Te Auaha, Tapere Iti, 65 Dixon St, Wellington

15/02/2024 - 16/02/2024

NZ Fringe Festival 2024

Production Details


Director - Joel Luscombe
Marketing - Megan Connolly
Producer - Nina Hogg

Ginge & Minge


Join award winning comedy duo Ginge & Minge (Megan Connolly and Nina Hogg) for the debut of their latest cry for attention. Stuck in NZ for a layover, five different groups of travelers while away their time in an airport. Prepare for big characters, overweight baggage, gate changes and… dance troupes??

Devised characters and fully improvised this is character comedy at its finest and funniest.

9:30pm – Friday 15th and Saturday 16th of February
$20-23 tickets
Available at https://fringe.co.nz/show/lay-over

Te Auaha – Tapere Iti
Level 1, 65 Dixon Street
Te Aro


Performers
Nina Hogg and Megan Connolly (Ginge & Minge)

Operator
Sam Iwrin


Theatre , Comedy , Improv ,


50mins

Fantastic improvisers with incredible chemistry

Review by Emma Maguire 17th Feb 2024

Lay Over is a late-night Fringe treat by some of Wellington’s best improvisers – Nina Hogg and Megan Connolly (directed by Joel Luscombe).
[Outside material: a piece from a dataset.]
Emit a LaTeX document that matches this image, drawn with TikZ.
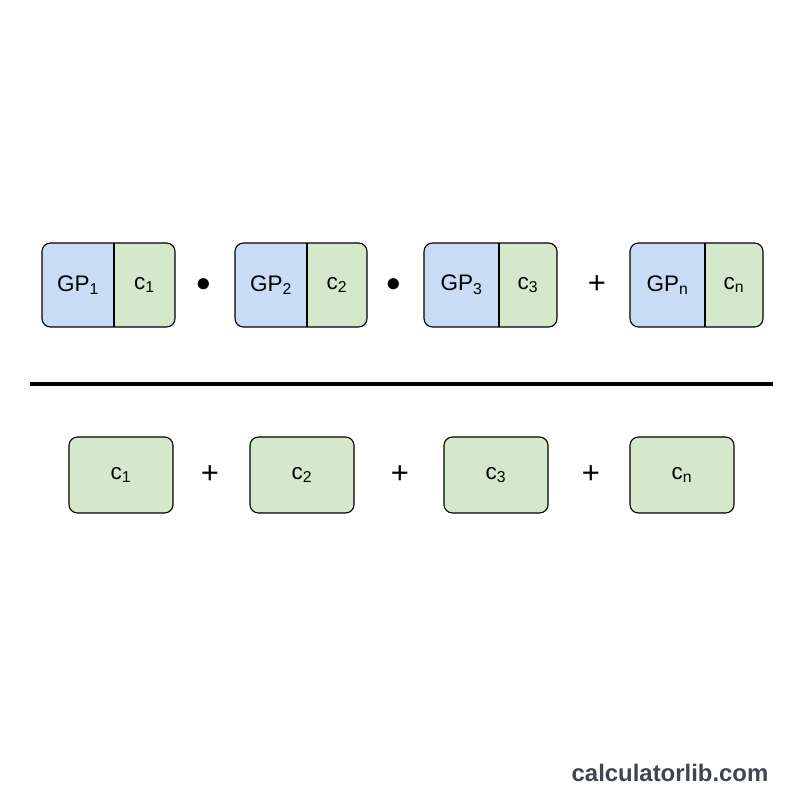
\documentclass[tikz,border=0pt]{standalone}
\usepackage{fontspec}
\setmainfont{Liberation Sans}
\definecolor{gpblue}{HTML}{C9DCF5}
\definecolor{cgreen}{HTML}{D5E8CC}
\definecolor{markgray}{HTML}{3E4653}
\tikzset{
  lbl/.style={font=\fontsize{16}{19}\selectfont},
  cbox/.style={draw, thick, rounded corners=6, fill=cgreen, minimum width=74pt, minimum height=54pt,
    inner sep=0pt, font=\fontsize{16}{19}\selectfont},
  op/.style={font=\fontsize{22}{24}\selectfont}
}
\begin{document}
\begin{tikzpicture}[x=0.025cm,y=-0.025cm]
        \useasboundingbox[fill=white] (0,0) rectangle (800,800);

        %%%%%%%%% Numeratore %%%%%%%%%
        \foreach \l/\m/\r/\i in {42/114/175/1,235/307/367/2,424/499/557/3,630/705/763/n}{
            \begin{scope}
                \clip[rounded corners=6] (\l,243) rectangle (\r,327);
                \fill[gpblue] (\l,243) rectangle (\m,327);
                \fill[cgreen] (\m,243) rectangle (\r,327);
            \end{scope}
            \draw[thick] (\m,243) -- (\m,327);
            \draw[thick, rounded corners=6] (\l,243) rectangle (\r,327);
            \node[lbl] (gp\i) at ({(\l+\m)/2},285) {GP$_{\mathrm{\i}}$};
            \node[lbl] (c\i) at ({(\m+\r)/2},285) {c$_{\mathrm{\i}}$};
        }
        \node[op] (m1) at (204,285) {$\bullet$};
        \node[op] (m2) at (394,285) {$\bullet$};
        \node[op] (p0) at (597,285) {+};

        %%%%%%%%% Linea %%%%%%%%%
        \draw[line width=2.2pt] (30,384) -- (773,384);

        %%%%%%%% Denominatore %%%%%%%%
        \node[cbox] (d1) at (121,475) {c$_{\mathrm{1}}$};
        \node[cbox] (d2) at (302,475) {c$_{\mathrm{2}}$};
        \node[cbox] (d3) at (496,475) {c$_{\mathrm{3}}$};
        \node[cbox] (dn) at (682,475) {c$_{\mathrm{n}}$};
        \node[op] (p1) at (210,475) {+};
        \node[op] (p2) at (400,475) {+};
        \node[op] (p3) at (591,475) {+};

        \node[font=\bfseries\fontsize{17}{20}\selectfont, text=markgray] (wm) at (670,773) {calculatorlib.com};
    \end{tikzpicture}
\end{document}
We’re in an airport, our flight’s been delayed for a further 50 minutes by something, “Mechanical,” suggests an audience member, and we’re off.

Bouncing through characters at the speed of sound, our performers delight and throw us off balance through loud and chaotic improv. Two dance school kids are doing splits on the airport carpet, an overly-attached mum and daughter are on the way to the daughter’s wedding (the mum desperately wants it to be cancelled, for vaguely-Oedipal reasons), a furiously-horny elderly American couple had their cruise cancelled earlier and are on the prowl for a third, airline hosts provide interstitials, and somehow, amongst it all, is Liza Minelli.

Nina and Megan are fantastic improvisers, with incredible chemistry honed through a lot of performances together – Wellington audiences might know them as the pairing behind Jez & Jace, a similar excellent deconstruction of masculinity and Kiwi men. The pair are at the top of their game in this show, leaving the audience crying with laughter during an extended bit about Dyson hand dryers and precarious places to put them. It is delirious filth and utterly frenetic, and it is to the performers’ credit that they maintain such strong characters across a show with this breakneck a pace.

What Lay Over would benefit from is a little more direct intent. I’m not expecting a full-on plotted piece of theatre for a 9.30pm night show on a weekend, and our performers have created fantastic characters here but the narrative progression throughout the show leaves a bit to be desired; falling into carnage in the last few minutes.

It’s hilarious carnage, but it’s still carnage, and we, as an audience, are left wanting. The flight might be ready to board but we’re still on the tarmac. I’m not sure how much of this show is plotted versus improvised, but if it was to return for future iterations, another look at the arc/route of the show to build to a more satisfactory climax could be warranted.